# Work required
Search the material for the word "with" and copy each line that holds it.
====== Input material ======
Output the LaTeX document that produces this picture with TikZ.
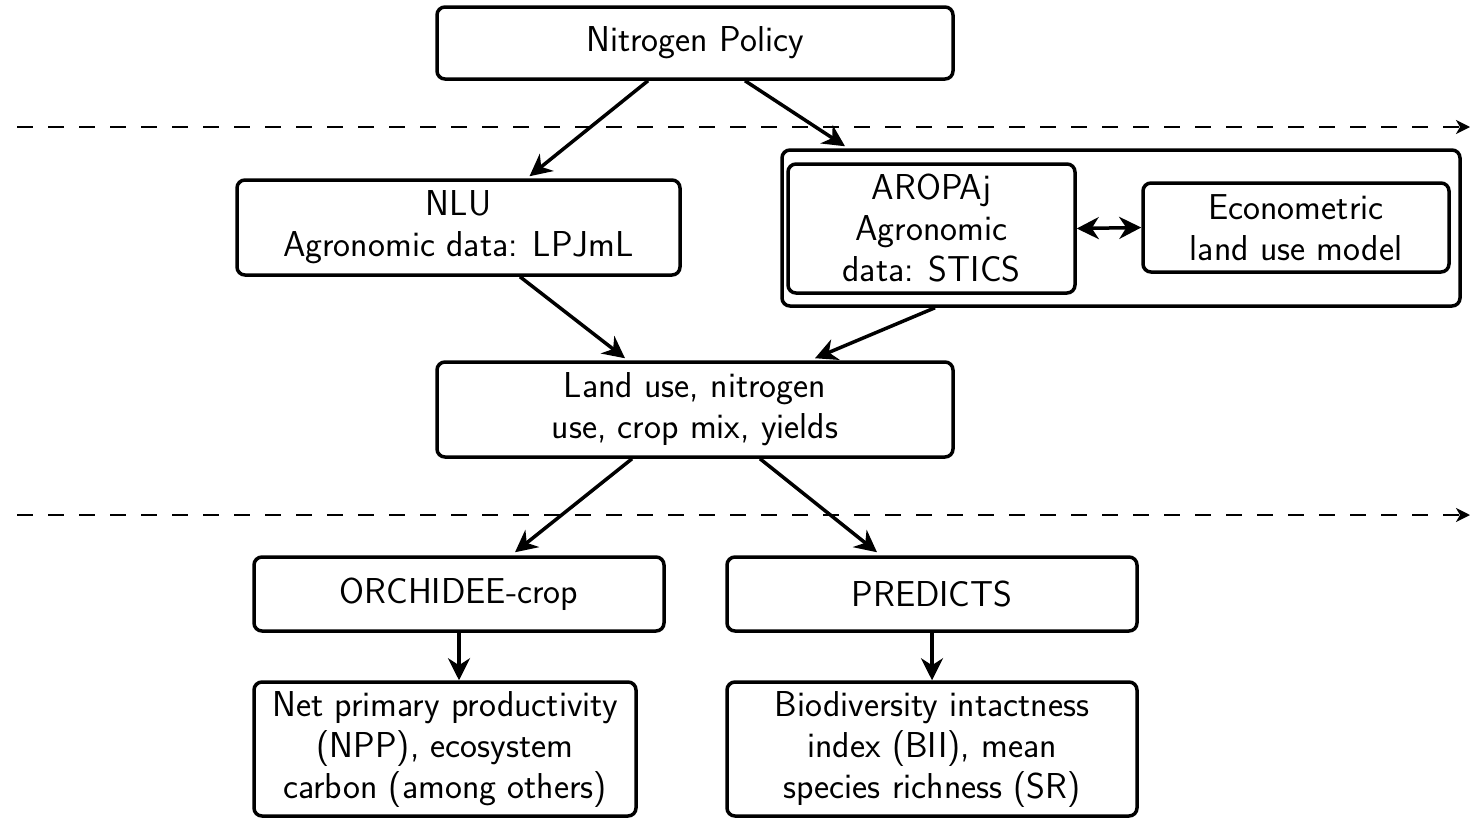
\documentclass[tikz,border=0pt]{standalone}
\usepackage{fontspec}
\usetikzlibrary{arrows.meta,calc}
\begin{document}
\begin{tikzpicture}[x=1pt,y=-1pt,
  box/.style={draw,line width=3.5pt,rounded corners=8pt,align=center,inner sep=0pt,
    font=\sffamily\fontsize{36}{41}\selectfont},
  arr/.style={line width=3.5pt,-{Stealth[length=22pt,width=22pt,inset=7pt]}},
  darr/.style={line width=3.5pt,{Stealth[length=22pt,width=22pt,inset=7pt]}-{Stealth[length=22pt,width=22pt,inset=7pt]}},
  dline/.style={line width=2.2pt,dash pattern=on 16pt off 15pt,-{Stealth[length=14pt,width=14pt,inset=4pt]}}]
\useasboundingbox (0,0) rectangle (1470,819);
\node[box,minimum width=516pt,minimum height=72pt] (np) at (695,43) {Nitrogen Policy};
\node[box,minimum width=443pt,minimum height=95pt] (nlu) at (458.5,227.5) {NLU\\Agronomic data: LPJmL};
\node[box,minimum width=678pt,minimum height=156pt] (outer) at (1121,228) {};
\node[box,minimum width=287pt,minimum height=129pt] (arop) at (931.5,228.5) {AROPAj\\Agronomic\\data: STICS};
\node[box,minimum width=306pt,minimum height=89pt] (econ) at (1296,227.5) {Econometric\\land use model};
\node[box,minimum width=516pt,minimum height=95pt] (land) at (695,409.5) {Land use, nitrogen\\use, crop mix, yields};
\node[box,minimum width=410pt,minimum height=74pt] (orch) at (459,594) {ORCHIDEE-crop};
\node[box,minimum width=410pt,minimum height=74pt] (pred) at (932,594) {PREDICTS};
\node[box,minimum width=382pt,minimum height=134pt] (npp) at (445,749) {Net primary productivity\\(NPP), ecosystem\\carbon (among others)};
\node[box,minimum width=410pt,minimum height=134pt] (bii) at (932,749) {Biodiversity intactness\\index (BII), mean\\species richness (SR)};
\coordinate (d1s) at (17,127);
\coordinate (d1e) at (1470,127);
\coordinate (d2s) at (17,515);
\coordinate (d2e) at (1470,515);
\draw[dline] (d1s) -- (d1e);
\draw[dline] (d2s) -- (d2e);
\draw[arr] ($(np.south)+(-47,0)$) -- ($(nlu.north)+(71,-2)$);
\draw[arr] ($(np.south)+(50,0)$) -- ($(outer.north)+(-276,-2)$);
\draw[arr] ($(nlu.south)+(61.5,0)$) -- ($(land.north)+(-70,-2)$);
\draw[arr] ($(outer.south)+(-186,0)$) -- ($(land.north)+(120,-2)$);
\draw[arr] ($(land.south)+(-63,0)$) -- ($(orch.north)+(56,-3)$);
\draw[arr] ($(land.south)+(65,0)$) -- ($(pred.north)+(-55,-3)$);
\draw[arr] (orch.south) -- (orch.south |- npp.north);
\draw[arr] (pred.south) -- (pred.south |- bii.north);
\draw[darr] (arop.east) -- (econ.west);
\end{tikzpicture}
\end{document}
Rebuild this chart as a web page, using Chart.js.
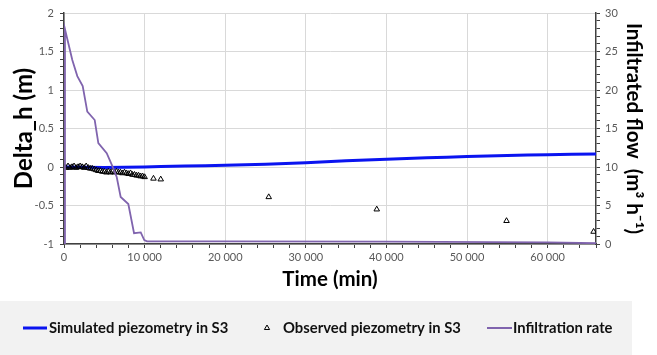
<!DOCTYPE html>
<html>
<head>
<meta charset="utf-8">
<script src="https://cdn.jsdelivr.net/npm/chart.js@4"></script>
<style>
  html, body { margin: 0; padding: 0; background: #ffffff; }
  #wrap { width: 657px; height: 355px; position: relative; }
</style>
</head>
<body>
<div id="wrap"><canvas id="c" width="657" height="355"></canvas></div>
<script>
// ---------- DATA ----------
const simTime  = [0, 5000, 10000, 12000, 15000, 20000, 25000, 30000, 35000, 40000, 45000, 50000, 55000, 60000, 66000];
const simDelta = [0, -0.005, 0, 0.005, 0.012, 0.022, 0.035, 0.055, 0.08, 0.10, 0.12, 0.135, 0.15, 0.16, 0.17];

const obsTime  = [0, 250, 500, 750, 1000, 1250, 1500, 1750, 2000, 2250, 2500, 2750, 3000, 3250, 3500, 3750,
                  4000, 4250, 4500, 4750, 5000, 5250, 5500, 5750, 6000, 6250, 6500, 6750, 7000, 7250, 7500,
                  7750, 8000, 8250, 8500, 8750, 9000, 9250, 9500, 9750, 10000, 11100, 12000, 25400, 38800, 54900, 65700];
const obsDelta = [0.0, -0.01, 0.01, -0.01, 0.0, 0.01, -0.01, 0.0, 0.01, 0.0, -0.01, 0.01, -0.01, -0.02, -0.02, -0.03,
                  -0.04, -0.05, -0.05, -0.06, -0.06, -0.07, -0.06, -0.07, -0.06, -0.07, -0.06, -0.07, -0.07, -0.08, -0.07,
                  -0.08, -0.09, -0.08, -0.10, -0.10, -0.11, -0.11, -0.12, -0.12, -0.13, -0.15, -0.16, -0.39, -0.55, -0.70, -0.84];

const infTime  = [0, 120, 1030, 1650, 2320, 2890, 3810, 4260, 5300, 5920, 6540, 7030, 7980, 8690, 9520, 9960, 10300, 20000, 40000, 60000, 66000];
const infRate  = [0, 27.9, 23.9, 21.8, 20.5, 17.2, 16.1, 13.1, 11.8, 10.3, 8.7, 6.1, 5.2, 1.4, 1.5, 0.5, 0.35, 0.35, 0.3, 0.2, 0.1];

const xTickLabels = ['0', '10\u202F000', '20\u202F000', '30\u202F000', '40\u202F000', '50\u202F000', '60\u202F000'];
const yTickLabels = ['-1', '-0.5', '0', '0.5', '1', '1.5', '2'];
const y2TickLabels = ['0', '5', '10', '15', '20', '25', '30'];

const seriesNames = ['Simulated piezometry in S3', 'Observed piezometry in S3', 'Infiltration rate'];

// ---------- STYLE ----------
const BLUE = '#0a14f0';
const PURPLE = '#8064ae';
const GRID = '#d9d9d9';
const AXIS = '#404040';
const TICKTXT = '#595959';
const FONT = 'Lato, "Open Sans", sans-serif';

const toXY = (xs, ys) => xs.map((x, i) => ({ x: x, y: ys[i] }));

function majorGrid(ctx) { return (ctx.index % 5 === 0) ? GRID : 'rgba(0,0,0,0)'; }

const legendPlugin = {
  id: 'customLegend',
  afterDraw(chart) {
    const ctx = chart.ctx;
    const y = 328;
    ctx.save();
    ctx.fillStyle = '#f2f2f2';
    ctx.fillRect(0, 301, 632, 54);
    ctx.font = 'bold 14.8px ' + FONT;
    ctx.textBaseline = 'middle';
    ctx.textAlign = 'left';
    // item 1
    ctx.strokeStyle = BLUE; ctx.lineWidth = 3;
    ctx.beginPath(); ctx.moveTo(23, y); ctx.lineTo(47, y); ctx.stroke();
    ctx.fillStyle = '#111111';
    ctx.fillText(seriesNames[0], 49, y);
    // item 2
    ctx.strokeStyle = '#000000'; ctx.lineWidth = 1;
    ctx.fillStyle = 'rgba(255,255,255,0)';
    Chart.helpers.drawPoint(ctx, { pointStyle: 'triangle', radius: 3, borderWidth: 1, rotation: 0 }, 267, y);
    ctx.fillStyle = '#111111';
    ctx.fillText(seriesNames[1], 283, y);
    // item 3
    ctx.strokeStyle = PURPLE; ctx.lineWidth = 2;
    ctx.beginPath(); ctx.moveTo(487, y); ctx.lineTo(512, y); ctx.stroke();
    ctx.fillStyle = '#111111';
    ctx.fillText(seriesNames[2], 513, y);
    ctx.restore();
  }
};

new Chart(document.getElementById('c'), {
  type: 'scatter',
  data: {
    datasets: [
      {
        label: seriesNames[0], data: toXY(simTime, simDelta), showLine: true,
        borderColor: BLUE, borderWidth: 3, pointRadius: 0, tension: 0.3, yAxisID: 'y', order: 2
      },
      {
        label: seriesNames[1], data: toXY(obsTime, obsDelta), showLine: false,
        pointStyle: 'triangle', pointRadius: 3.2, borderColor: '#000000', borderWidth: 1,
        backgroundColor: 'rgba(255,255,255,0)', yAxisID: 'y', order: 1
      },
      {
        label: seriesNames[2], data: toXY(infTime, infRate), showLine: true,
        borderColor: PURPLE, borderWidth: 1.8, pointRadius: 0, tension: 0, yAxisID: 'y2', order: 0
      }
    ]
  },
  options: {
    responsive: false,
    animation: false,
    devicePixelRatio: 1,
    layout: { padding: { top: 13, bottom: 55, left: 0, right: 0 } },
    plugins: { legend: { display: false }, tooltip: { enabled: false } },
    scales: {
      x: {
        type: 'linear', min: 0, max: 66000,
        afterBuildTicks: (s) => { const t = []; for (let i = 0; i <= 33; i++) t.push({ value: i * 2000 }); s.ticks = t; },
        afterFit: (s) => { s.height = 56; },
        ticks: {
          autoSkip: false, maxRotation: 0, padding: 3,
          color: TICKTXT, font: { family: FONT, size: 11 },
          callback: (v, i) => (i % 5 === 0 ? xTickLabels[i / 5] : '')
        },
        grid: { color: majorGrid, tickColor: AXIS, tickLength: 4, lineWidth: 1 },
        border: { color: AXIS, width: 1.5 },
        title: {
          display: true, text: 'Time (min)', color: '#000',
          font: { family: FONT, size: 20.5, weight: 'bold' }, padding: { top: 6, bottom: 8 }
        }
      },
      y: {
        type: 'linear', position: 'left', min: -1, max: 2,
        afterBuildTicks: (s) => { const t = []; for (let i = 0; i <= 30; i++) t.push({ value: -1 + i / 10 }); s.ticks = t; },
        afterFit: (s) => { s.width = 64; },
        ticks: {
          autoSkip: false, padding: 6,
          color: TICKTXT, font: { family: FONT, size: 11 },
          callback: (v, i) => (i % 5 === 0 ? yTickLabels[i / 5] : '')
        },
        grid: { color: majorGrid, tickColor: AXIS, tickLength: 4, lineWidth: 1 },
        border: { color: AXIS, width: 1.5 },
        title: {
          display: true, text: 'Delta_h (m)', color: '#000',
          font: { family: FONT, size: 24, weight: 'bold' }, padding: { top: 10, bottom: 0 }
        }
      },
      y2: {
        type: 'linear', position: 'right', min: 0, max: 30,
        afterBuildTicks: (s) => { const t = []; for (let i = 0; i <= 30; i++) t.push({ value: i }); s.ticks = t; },
        afterFit: (s) => { s.width = 61; },
        ticks: {
          autoSkip: false, padding: 5,
          color: TICKTXT, font: { family: FONT, size: 11 },
          callback: (v, i) => (i % 5 === 0 ? y2TickLabels[i / 5] : '')
        },
        grid: { drawOnChartArea: false, tickColor: AXIS, tickLength: 4 },
        border: { color: AXIS, width: 1.5 },
        title: {
          display: true, text: 'Infiltrated flow  (m\u00B3 h\u207B\u00B9)', color: '#000',
          font: { family: FONT, size: 20.5, weight: 'bold' }, padding: { top: 11, bottom: 0 }
        }
      }
    }
  },
  plugins: [legendPlugin]
});
</script>
</body>
</html>
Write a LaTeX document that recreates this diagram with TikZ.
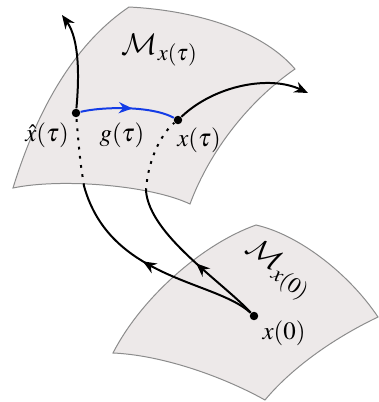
======
# Answer for this exercise
Output the LaTeX document that produces this picture with TikZ.
Write a LaTeX document that recreates this diagram with TikZ.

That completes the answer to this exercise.